> Requirement
Include the line containing "length=0, pad=8.5, labelsize=11.8)" and all lines before it, repeated exactly from the listing below, without pictures.

> Dataset extract

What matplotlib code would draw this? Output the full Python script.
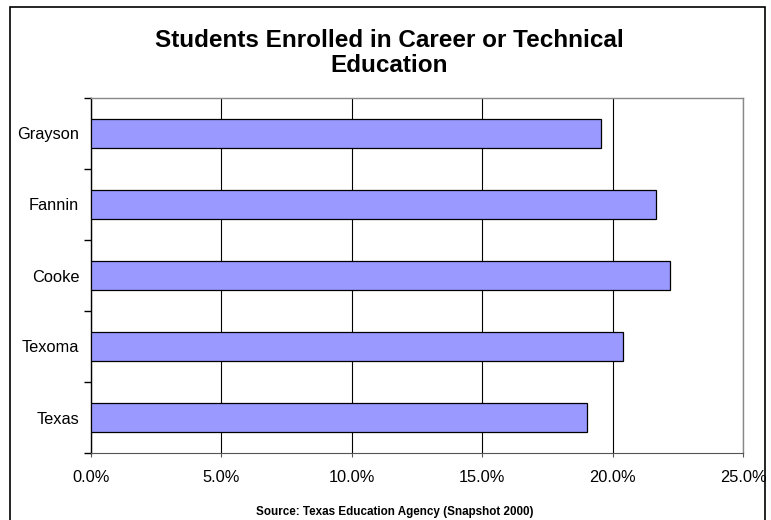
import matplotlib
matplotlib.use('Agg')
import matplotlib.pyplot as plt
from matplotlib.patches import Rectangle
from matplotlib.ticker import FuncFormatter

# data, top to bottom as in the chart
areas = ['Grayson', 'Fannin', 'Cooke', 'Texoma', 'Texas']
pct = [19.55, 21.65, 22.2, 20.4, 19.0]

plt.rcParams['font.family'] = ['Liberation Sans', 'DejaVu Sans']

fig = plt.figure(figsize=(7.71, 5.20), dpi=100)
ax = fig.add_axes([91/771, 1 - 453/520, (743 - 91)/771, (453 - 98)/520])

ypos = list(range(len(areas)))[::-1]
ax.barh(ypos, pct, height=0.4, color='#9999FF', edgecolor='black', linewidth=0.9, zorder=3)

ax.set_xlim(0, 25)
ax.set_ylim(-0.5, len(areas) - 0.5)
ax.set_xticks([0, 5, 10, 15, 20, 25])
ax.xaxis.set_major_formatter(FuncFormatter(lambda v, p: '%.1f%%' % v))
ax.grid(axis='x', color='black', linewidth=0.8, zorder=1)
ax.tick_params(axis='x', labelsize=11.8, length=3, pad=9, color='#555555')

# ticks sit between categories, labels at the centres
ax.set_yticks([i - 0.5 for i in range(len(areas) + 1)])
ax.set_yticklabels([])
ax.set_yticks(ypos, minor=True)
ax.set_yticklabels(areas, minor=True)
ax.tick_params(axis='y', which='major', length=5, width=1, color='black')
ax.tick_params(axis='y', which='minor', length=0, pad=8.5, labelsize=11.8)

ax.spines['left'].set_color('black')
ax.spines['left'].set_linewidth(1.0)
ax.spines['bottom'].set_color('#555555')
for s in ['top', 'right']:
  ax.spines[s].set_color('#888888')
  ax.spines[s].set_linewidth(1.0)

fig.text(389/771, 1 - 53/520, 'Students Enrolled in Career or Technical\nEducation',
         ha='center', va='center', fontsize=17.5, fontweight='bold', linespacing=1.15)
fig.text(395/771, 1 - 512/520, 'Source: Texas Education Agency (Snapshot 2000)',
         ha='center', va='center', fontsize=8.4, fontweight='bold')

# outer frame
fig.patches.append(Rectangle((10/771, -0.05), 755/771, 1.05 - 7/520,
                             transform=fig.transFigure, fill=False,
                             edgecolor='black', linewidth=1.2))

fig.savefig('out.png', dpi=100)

> Exercise result
What matplotlib code would draw this? Output the full Python script.
import matplotlib
matplotlib.use('Agg')
import matplotlib.pyplot as plt
from matplotlib.patches import Rectangle
from matplotlib.ticker import FuncFormatter

# data, top to bottom as in the chart
areas = ['Grayson', 'Fannin', 'Cooke', 'Texoma', 'Texas']
pct = [19.55, 21.65, 22.2, 20.4, 19.0]

plt.rcParams['font.family'] = ['Liberation Sans', 'DejaVu Sans']

fig = plt.figure(figsize=(7.71, 5.20), dpi=100)
ax = fig.add_axes([91/771, 1 - 453/520, (743 - 91)/771, (453 - 98)/520])

ypos = list(range(len(areas)))[::-1]
ax.barh(ypos, pct, height=0.4, color='#9999FF', edgecolor='black', linewidth=0.9, zorder=3)

ax.set_xlim(0, 25)
ax.set_ylim(-0.5, len(areas) - 0.5)
ax.set_xticks([0, 5, 10, 15, 20, 25])
ax.xaxis.set_major_formatter(FuncFormatter(lambda v, p: '%.1f%%' % v))
ax.grid(axis='x', color='black', linewidth=0.8, zorder=1)
ax.tick_params(axis='x', labelsize=11.8, length=3, pad=9, color='#555555')

# ticks sit between categories, labels at the centres
ax.set_yticks([i - 0.5 for i in range(len(areas) + 1)])
ax.set_yticklabels([])
ax.set_yticks(ypos, minor=True)
ax.set_yticklabels(areas, minor=True)
ax.tick_params(axis='y', which='major', length=5, width=1, color='black')
ax.tick_params(axis='y', which='minor', length=0, pad=8.5, labelsize=11.8)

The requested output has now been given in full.